Note: There was also supposedly a player named Tom Matthews (whose position is currently unknown) that also played for the team as well, with there also being a played named Ed Barry on the team that likely was Eddie Parry in this case.

==American Basketball League Standings==

| Pos. | League Standings | Wins | Losses | Win % |
|---|---|---|---|---|
| 1 | Trenton Tigers | 11 | 2 | .846 |
| 2 | Philadelphia SPHAs | 9 | 6 | .600 |
| 3 | Camden Indians / Brooklyn Indians^{[a]} | 3 | 5 | .375 |
| 4 | Harrisburg Senators | 4 | 8 | .333 |
| 5 | New York Jewels | 1 | 7 | .125 |

==Awards and honors==
By the end of the season, Steve Juenger would end up being the leading scorer of the entire league for the tenth season of its return and its sixteenth overall season of its existence.

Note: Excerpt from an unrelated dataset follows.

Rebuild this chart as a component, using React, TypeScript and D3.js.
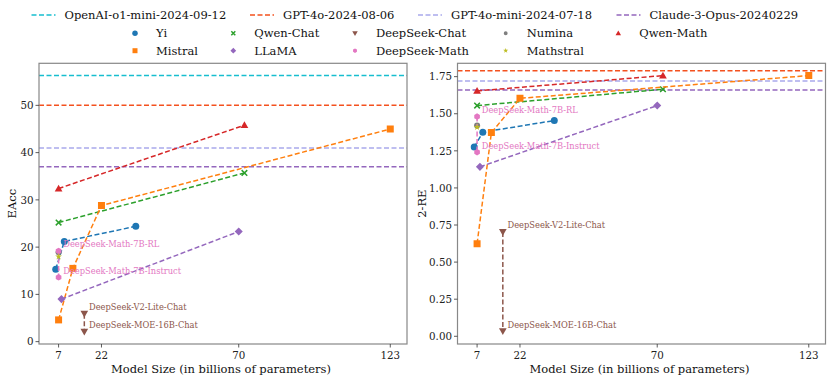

However, due to the shortened up number of games played this season, Juenger would record the lowest number of points scored in an ABL season for such an honor within an ABL season with 116 points scored for an average of 11.6 points per game, which would start the return of the first of the league's double digit points per game averages for the rest of the league's existence.

==Notes==
 The Camden Indians moved from Camden, New Jersey to nearby Brooklyn, New York on January 18, 1943.